As the recent decision on COVID vaccine mandates for large employers reminds us, the Supreme Court, more than the White House or Congress, is running our country.

The nation's highest judicial body has, in fact, become so assertive as to impede predictable development of the law, thus undermining both economic advances and democratic norms. It regularly overpowers the presidential administration in office at any given time, as well as Congress. The court exploits the near paralysis of the latter, and the helplessness of the former, to prevent its policy decisions from being overturned whenever the justices disagree.

There are many problems with this status quo.

First, the court lacks accountability to the voters, which instills discipline and democratic legitimacy in the other two branches. But that seems not to bother the justices. Although unelected, justices routinely override considered decisions of the two elected branches and establish broad national policy on many controversial issues facing our society.

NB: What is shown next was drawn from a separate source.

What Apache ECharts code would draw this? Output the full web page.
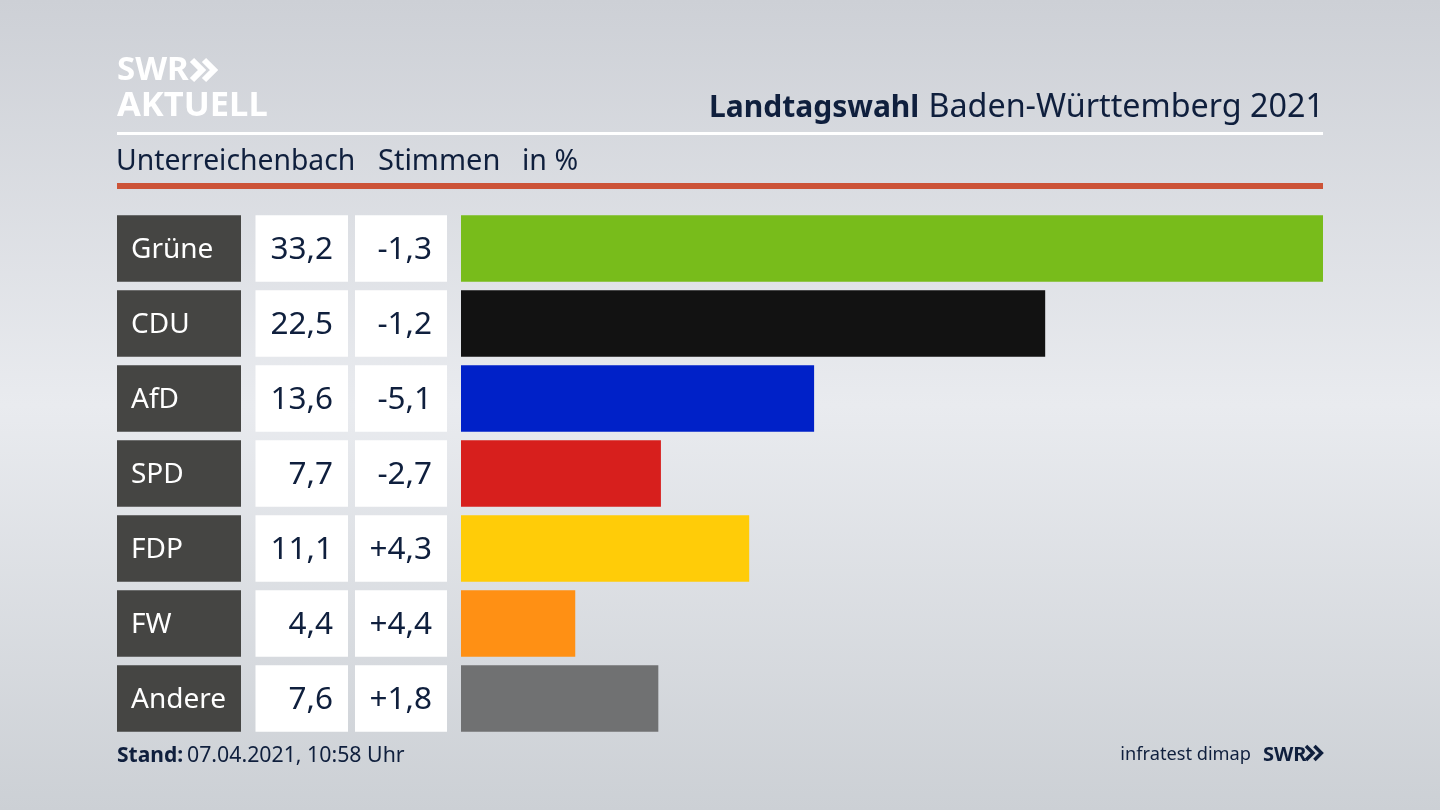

In earlier eras, the court was more respectful of policy choices of the Executive and Congress. Justices then seemed more accepting of the civics class notion that, with limited exceptions, Congress made the laws, the courts applied the laws, and the Executive enforced the laws. Apparently, no more.

Many of the justices sound more political, ideological, and driven by personal agendas. And, more openly, even brazenly, so.

Whether the issue is state limitations on constitutional abortion rights, COVID vaccine mandates for large employers, voting rights in federal elections, or any number of other controversies, the court seems quite prepared to impose its will on the entire nation of 330 million people. Or, at least, the will of five of the nine justices.

No wonder many commentators call for institutional reforms, including term limits, age limits, expanding the court's size, and more.

Its processes are as inadequate for policymaking as its intrusions on the elected branches are inappropriate. Consider their lack of deep involvement or expertise in the complex subjects before them.

Decisions that may have been carefully crafted, often over years, by hundreds of legislators or scores of administration experts can be suddenly upended by five brilliant, but fallible, humans in black robes -- all after a single set of legal briefs by interested parties and an oral argument lasting only one hour. Nor are any "amicus briefs" really by neutral "friends of the court." Rather, like the parties' briefs, they nearly always represent special pleading by people advancing selfish interests. And, the justice's aides are young clerks barely out of law school.

By contrast, the Legislature and Executive are composed of mature political leaders who often spent years studying an issue, gaining input from hundreds of experts and diverse arrays of stakeholders. And then acting only after conducting many hearings or innumerable meetings. Their processes may not be perfect, but they surely look more complete than the court's.

Having worked in all three branches as a lawyer in the Justice Department and a Watergate prosecutor, in the Senate with the Intelligence Committee and the late Arlen Specter, and as a judge on the Court of Appeals for the Federal Circuit, I am sensitive to the limited roles of each. In my view, the high court has been going beyond its proper bounds.

In addition to being the wrong policymaker, its policy revisions are often harmful.

One example: in the ongoing COVID crisis, the nation suffers from a massive shortage of diagnostic tests. How that happened is no mystery. In 2012, the court abruptly ruled that all diagnostic methods were ineligible for patenting. Until then, they were eligible. The effect was to destroy much of the diagnostics industry and convince many of our remaining biotech companies to abandon this field.

Other such examples exist; nor are they limited to the field of science and patent law. And, in this specific instance, the court directly re-wrote the patent statute as enacted by Congress and unchanged for 200 years. The Patent Act explicitly permits, without any exceptions, patents for methods.

As a retired judge, I recognize the justices' duty to decide cases before them. They nevertheless need to avoid imposing on the nation their own personal opinions on controversial public issues.

With a few exceptions specified in the Constitution, public policy is for Congress and the executive, not the justices, to fashion.

Failing the court's conversion to greater self-restraint and to avoiding politics and ideology, Congress should weigh all options, then select the best to compel the court simply to decide cases, not mandate basic policies for the nation.

Paul R. Michel served on the United States Court of Appeals for the Federal Circuit for 22 years, and as its chief judge from 2004 until his retirement in 2010.